From the very opening moments – “I awoke in the middle of the night” – the mood is weighty with disquiet. The bass-baritone voice of Dashon Burton has both substance and gentleness, his attention to the text that of a Lieder singer. Violin and harp circle his words. Sarah Brailey’s Soul, from the start, sings with subtlety and a type of fleeting loveliness. She opens the second part with a solo on the words “the struggle is over”, intoning much of her words on one note while first a trio of winds, then a solo violin, then the full body of strings and chorus–all pianissimo–join her above and below. Chant? Hymn? Both, really. Smyth layers the orchestra; a brass choir during a passage about immortality makes a grand effect. Later, a painfully beautiful pastoral section precedes the Prisoner’s feeling of metaphysical freedom.

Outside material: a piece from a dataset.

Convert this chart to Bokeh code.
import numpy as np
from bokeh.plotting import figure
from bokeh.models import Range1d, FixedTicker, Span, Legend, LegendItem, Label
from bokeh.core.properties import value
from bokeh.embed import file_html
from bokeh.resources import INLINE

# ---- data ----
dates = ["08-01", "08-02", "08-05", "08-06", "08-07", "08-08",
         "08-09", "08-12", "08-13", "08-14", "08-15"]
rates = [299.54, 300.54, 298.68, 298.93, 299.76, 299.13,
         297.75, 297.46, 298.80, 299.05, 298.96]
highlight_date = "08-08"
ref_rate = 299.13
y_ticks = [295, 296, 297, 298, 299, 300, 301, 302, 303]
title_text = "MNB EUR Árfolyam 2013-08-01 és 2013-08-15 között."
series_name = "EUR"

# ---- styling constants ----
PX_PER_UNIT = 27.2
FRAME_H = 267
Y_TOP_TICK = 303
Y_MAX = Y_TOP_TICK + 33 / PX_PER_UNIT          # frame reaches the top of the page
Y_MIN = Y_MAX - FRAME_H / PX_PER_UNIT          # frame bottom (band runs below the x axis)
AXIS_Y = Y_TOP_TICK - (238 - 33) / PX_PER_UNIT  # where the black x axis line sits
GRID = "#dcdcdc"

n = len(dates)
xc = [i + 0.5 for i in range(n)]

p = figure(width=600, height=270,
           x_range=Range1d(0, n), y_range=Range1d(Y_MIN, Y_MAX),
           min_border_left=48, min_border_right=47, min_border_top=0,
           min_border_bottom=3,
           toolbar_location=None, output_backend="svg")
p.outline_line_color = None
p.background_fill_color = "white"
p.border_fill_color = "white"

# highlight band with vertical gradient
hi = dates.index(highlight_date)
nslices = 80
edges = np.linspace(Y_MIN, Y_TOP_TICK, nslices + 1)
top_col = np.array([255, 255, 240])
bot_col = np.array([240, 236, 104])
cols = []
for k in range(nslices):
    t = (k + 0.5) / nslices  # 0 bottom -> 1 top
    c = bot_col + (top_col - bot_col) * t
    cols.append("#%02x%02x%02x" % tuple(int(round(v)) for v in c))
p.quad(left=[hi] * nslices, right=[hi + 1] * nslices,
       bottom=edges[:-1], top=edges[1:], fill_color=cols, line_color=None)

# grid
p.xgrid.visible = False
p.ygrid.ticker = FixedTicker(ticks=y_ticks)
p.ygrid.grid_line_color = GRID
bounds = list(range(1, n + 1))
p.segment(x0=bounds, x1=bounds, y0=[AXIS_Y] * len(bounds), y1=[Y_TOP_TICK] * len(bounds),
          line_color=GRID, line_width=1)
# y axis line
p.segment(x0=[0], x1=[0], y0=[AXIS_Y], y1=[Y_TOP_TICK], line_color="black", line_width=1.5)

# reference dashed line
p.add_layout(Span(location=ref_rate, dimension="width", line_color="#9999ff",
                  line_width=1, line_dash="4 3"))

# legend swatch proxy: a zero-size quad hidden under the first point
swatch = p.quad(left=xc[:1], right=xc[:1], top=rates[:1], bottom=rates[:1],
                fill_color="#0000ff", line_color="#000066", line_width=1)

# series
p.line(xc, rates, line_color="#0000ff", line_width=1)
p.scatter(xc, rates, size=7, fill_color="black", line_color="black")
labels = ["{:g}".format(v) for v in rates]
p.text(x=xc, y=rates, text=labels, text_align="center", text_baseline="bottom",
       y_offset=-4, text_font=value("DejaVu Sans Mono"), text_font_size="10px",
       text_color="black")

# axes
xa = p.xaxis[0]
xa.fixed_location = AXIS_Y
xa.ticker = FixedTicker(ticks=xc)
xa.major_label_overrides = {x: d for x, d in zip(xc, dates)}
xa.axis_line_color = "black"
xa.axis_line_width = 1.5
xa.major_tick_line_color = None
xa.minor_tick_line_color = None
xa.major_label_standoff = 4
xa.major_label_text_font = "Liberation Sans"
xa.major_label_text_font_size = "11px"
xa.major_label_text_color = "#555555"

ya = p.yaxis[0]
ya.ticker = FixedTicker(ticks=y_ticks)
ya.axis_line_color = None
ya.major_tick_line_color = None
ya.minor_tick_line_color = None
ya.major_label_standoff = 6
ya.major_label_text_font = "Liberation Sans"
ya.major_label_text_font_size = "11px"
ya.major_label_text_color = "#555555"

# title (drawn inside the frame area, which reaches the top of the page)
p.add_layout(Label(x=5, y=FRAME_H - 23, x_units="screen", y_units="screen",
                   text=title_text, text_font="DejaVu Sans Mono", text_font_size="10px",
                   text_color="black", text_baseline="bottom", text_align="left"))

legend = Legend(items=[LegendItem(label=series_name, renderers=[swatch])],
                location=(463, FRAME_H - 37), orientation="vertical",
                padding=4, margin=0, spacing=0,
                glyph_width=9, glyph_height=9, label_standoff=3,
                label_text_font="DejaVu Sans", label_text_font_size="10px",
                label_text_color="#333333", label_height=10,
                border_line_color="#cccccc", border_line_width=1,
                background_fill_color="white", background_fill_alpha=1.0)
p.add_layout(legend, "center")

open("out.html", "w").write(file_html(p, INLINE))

While much of it is gripping, its slow pacing and didacticism can dehumanize the story that the Prisoner and Soul are stuck in. The Prisoner’s “prison”, both metaphorical and real, is presented with such humanity and openness by Burton that his eventual spiritual freedom makes a glorious sound, despite–rather than due to–the orchestrally and chorally weighted underpinnings. Some Elgar shows up, and is not very welcome.

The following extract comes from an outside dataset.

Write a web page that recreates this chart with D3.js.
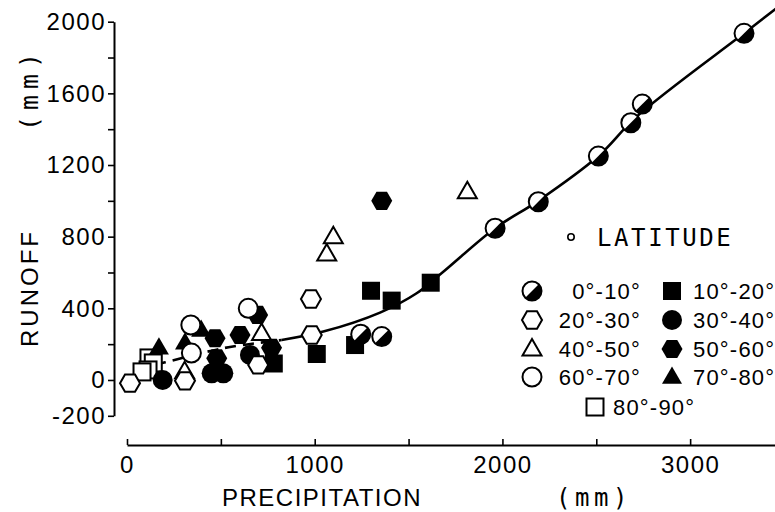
<!DOCTYPE html>
<html>
<head>
<meta charset="utf-8">
<script src="https://cdn.jsdelivr.net/npm/d3@7"></script>
<style>
  html, body { margin: 0; padding: 0; background: #fff; }
  svg { display: block; }
  .sans { font-family: "Liberation Sans", Arial, sans-serif; }
  .mono { font-family: "DejaVu Sans Mono", "Liberation Mono", monospace; }
</style>
</head>
<body>
<div id="chart"></div>
<script>
// ---- data (precipitation mm, runoff mm) ----
const lat0_10   = [[1245,255],[1357,242],[1961,847],[2191,995],[2511,1250],[2684,1436],[2745,1540],[3287,1935]];
const lat10_20  = [[782,92],[1011,145],[1215,195],[1300,498],[1410,443],[1618,543]];
const lat20_30  = [[16,-18],[309,-5],[699,84],[984,251],[980,452]];
const lat30_40  = [[190,0],[451,37],[513,37],[655,140]];
const lat40_50  = [[307,46],[717,260],[1064,703],[1099,800],[1813,1051]];
const lat50_60  = [[469,233],[478,121],[602,251],[696,363],[770,180],[1357,1000]];
const lat60_70  = [[340,307],[343,150],[646,400]];
const lat70_80  = [[170,180],[309,208],[395,279]];
const lat80_90  = [[117,123],[140,95],[112,56],[80,45]];
const fitCurve  = [[150,85],[218,102],[511,177],[824,223],[1046,270],[1348,376],[1543,484],[1685,604],[1961,847],[2191,1000],[2511,1250],[2715,1470],[3287,1935],[3460,2075]];
const dashedUntil = 1000;
const yTicks = [-200,0,200,400,600,800,1000,1200,1400,1600,1800,2000];
const yLabels = [-200,0,400,800,1200,1600,2000];
const xTicks = [0,500,1000,1500,2000,2500,3000,3500];
const xLabels = [0,1000,2000,3000];
const legendItems = [
  {label:"0°-10°",  shape:"half"},    {label:"10°-20°", shape:"fsquare"},
  {label:"20°-30°", shape:"ohex"},    {label:"30°-40°", shape:"fcircle"},
  {label:"40°-50°", shape:"otri"},    {label:"50°-60°", shape:"fhex"},
  {label:"60°-70°", shape:"ocircle"}, {label:"70°-80°", shape:"ftri"},
  {label:"80°-90°", shape:"osquare"}
];

const W = 775, H = 512;
const svg = d3.select("#chart").append("svg").attr("width", W).attr("height", H);

const x = d3.scaleLinear().domain([0, 3500]).range([127, 784]);
const y = d3.scaleLinear().domain([-200, 2000]).range([415.8, 21.7]);

// ---- axes ----
const yAxis = d3.axisLeft(y).tickValues(yTicks).tickSizeInner(6).tickSizeOuter(0).tickPadding(4)
  .tickFormat(d => yLabels.includes(d) ? String(d) : "");
const gy = svg.append("g").attr("transform", "translate(114,0)").call(yAxis);
gy.select(".domain").attr("stroke", "#000").attr("stroke-width", 2);
gy.selectAll(".tick line").attr("stroke", "#000").attr("stroke-width", 1.6);
gy.selectAll(".tick text").attr("class", "sans").attr("font-size", 24).attr("fill", "#000")
  .attr("letter-spacing", 1.5).attr("dx", 2);

const xAxis = d3.axisBottom(x).tickValues(xTicks).tickSizeInner(-6).tickSizeOuter(0).tickPadding(11)
  .tickFormat(d => xLabels.includes(d) ? String(d) : "");
const gx = svg.append("g").attr("transform", "translate(0,445)").call(xAxis);
gx.select(".domain").attr("stroke", "#000").attr("stroke-width", 2);
gx.selectAll(".tick line").attr("stroke", "#000").attr("stroke-width", 1.6);
gx.selectAll(".tick text").attr("class", "sans").attr("font-size", 24).attr("fill", "#000")
  .attr("letter-spacing", 1.5);

// axis titles
svg.append("text").attr("class", "sans").attr("font-size", 24).attr("letter-spacing", 3)
  .attr("text-anchor", "middle").attr("transform", "translate(38,288) rotate(-90)").text("RUNOFF");
svg.append("text").attr("class", "mono").attr("font-size", 25).attr("letter-spacing", 6)
  .attr("text-anchor", "middle").attr("transform", "translate(38,89) rotate(-90)").text("(mm)");
svg.append("text").attr("class", "sans").attr("font-size", 24).attr("letter-spacing", 1.5)
  .attr("text-anchor", "middle").attr("x", 322).attr("y", 506).text("PRECIPITATION");
svg.append("text").attr("class", "mono").attr("font-size", 24).attr("letter-spacing", 4.5)
  .attr("text-anchor", "middle").attr("x", 594).attr("y", 506).text("(mm)");

// ---- fitted curve ----
const line = d3.line().x(d => x(d[0])).y(d => y(d[1])).curve(d3.curveCatmullRom.alpha(0.5));
const dashedPart = fitCurve.filter(d => d[0] <= dashedUntil);
const solidPart = fitCurve.filter(d => d[0] >= dashedPart[dashedPart.length-1][0]);
svg.append("path").attr("d", line(dashedPart)).attr("fill", "none").attr("stroke", "#000")
  .attr("stroke-width", 2.6).attr("stroke-dasharray", "11,7");
svg.append("path").attr("d", line(solidPart)).attr("fill", "none").attr("stroke", "#000")
  .attr("stroke-width", 2.6);

// ---- marker drawing ----
const R = 9.5;
function hexPath(r) {
  const pts = d3.range(6).map(i => [r*Math.cos(i*Math.PI/3), r*Math.sin(i*Math.PI/3)]);
  return "M" + pts.map(p => p.join(",")).join("L") + "Z";
}
function triPath(s) {
  const h = s*Math.sqrt(3)/2;
  return `M0,${-2*h/3}L${s/2},${h/3}L${-s/2},${h/3}Z`;
}
function drawMarker(g, shape, cx, cy) {
  const m = g.append("g").attr("transform", `translate(${cx},${cy})`);
  const sw = 2;
  switch (shape) {
    case "half": {
      m.append("circle").attr("r", R).attr("fill", "#fff").attr("stroke", "#000").attr("stroke-width", sw);
      const k = R/Math.SQRT2;
      m.append("path").attr("d", `M${k},${-k}A${R},${R} 0 0 1 ${-k},${k}Z`).attr("fill", "#000");
      break;
    }
    case "fsquare":
      m.append("rect").attr("x", -9).attr("y", -9).attr("width", 18).attr("height", 18).attr("fill", "#000"); break;
    case "osquare":
      m.append("rect").attr("x", -8.5).attr("y", -8.5).attr("width", 17).attr("height", 17)
        .attr("fill", "#fff").attr("stroke", "#000").attr("stroke-width", sw); break;
    case "fcircle":
      m.append("circle").attr("r", R+0.5).attr("fill", "#000"); break;
    case "ocircle":
      m.append("circle").attr("r", R).attr("fill", "#fff").attr("stroke", "#000").attr("stroke-width", sw); break;
    case "fhex":
      m.append("path").attr("d", hexPath(10.5)).attr("fill", "#000"); break;
    case "ohex":
      m.append("path").attr("d", hexPath(10)).attr("fill", "#fff").attr("stroke", "#000").attr("stroke-width", sw); break;
    case "ftri":
      m.append("path").attr("d", triPath(20)).attr("fill", "#000").attr("transform", "translate(0,1)"); break;
    case "otri":
      m.append("path").attr("d", triPath(19)).attr("fill", "#fff").attr("stroke", "#000")
        .attr("stroke-width", sw).attr("transform", "translate(0,1)"); break;
  }
}

const series = [
  {data: lat80_90, shape: "osquare"},
  {data: lat70_80, shape: "ftri"},
  {data: lat30_40, shape: "fcircle"},
  {data: lat50_60, shape: "fhex"},
  {data: lat10_20, shape: "fsquare"},
  {data: lat60_70, shape: "ocircle"},
  {data: lat40_50, shape: "otri"},
  {data: lat20_30, shape: "ohex"},
  {data: lat0_10,  shape: "half"}
];
const gm = svg.append("g");
series.forEach(s => s.data.forEach(d => drawMarker(gm, s.shape, x(d[0]), y(d[1]))));

// ---- legend ----
const lg = svg.append("g");
lg.append("circle").attr("cx", 571).attr("cy", 237).attr("r", 3.2).attr("fill", "none")
  .attr("stroke", "#000").attr("stroke-width", 1.6);
lg.append("text").attr("class", "mono").attr("font-size", 24).attr("letter-spacing", 2.6)
  .attr("x", 597).attr("y", 246).text("LATITUDE");
const rowsY = [291, 320, 349, 377];
legendItems.forEach((it, i) => {
  if (i < 8) {
    const col = i % 2, row = Math.floor(i / 2);
    const sx = col === 0 ? 532 : 672;
    drawMarker(lg, it.shape, sx, rowsY[row]);
    const t = lg.append("text").attr("class", "sans").attr("font-size", 22).attr("letter-spacing", 1.2)
      .attr("y", rowsY[row] + 8).text(it.label);
    if (col === 0) t.attr("x", 641).attr("text-anchor", "end");
    else t.attr("x", 693);
  } else {
    drawMarker(lg, it.shape, 595, 407);
    lg.append("text").attr("class", "sans").attr("font-size", 22).attr("letter-spacing", 1.2)
      .attr("x", 613).attr("y", 415).text(it.label);
  }
});
</script>
</body>
</html>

The performance, I suspect, could not be bettered. The New York City-based Experiential Orchestra and Chorus both perform with luscious tone and poise. James Blachly’s leadership brings the work’s lyricism to the forefront; it would be easy to over-emphasize passages but he works best within the dramatic arc of the narrative. Much of The Prison is gorgeous and unexpected – who does Smyth sound like? And while some moments seem inert, they are few and far between.
– ClassicsToday.com (10/10; Robert Levine)
Smyth’s haunting music, given here in conductor James Blachly’s new edition, is beautifully constructed and highly evocative (with quotes or allusions to earlier Smyth scores). Her orchestration is limpid and masterly, rendered lovingly here by Blachly with the Experiential Orchestra. The choral contribution is relatively minor, the focus rightly on the two soloists, but again superbly performed. The only miscalculation is Smyth’s use of ‘The Last Post’ in the concluding pages, adding a martial resonance that may jar to modern ears; to Smyth, a major-general’s daughter, it may just have been an echo of (her) youth which she wanted at this point. Magnificent sound from Chandos, too. Very strongly recommended.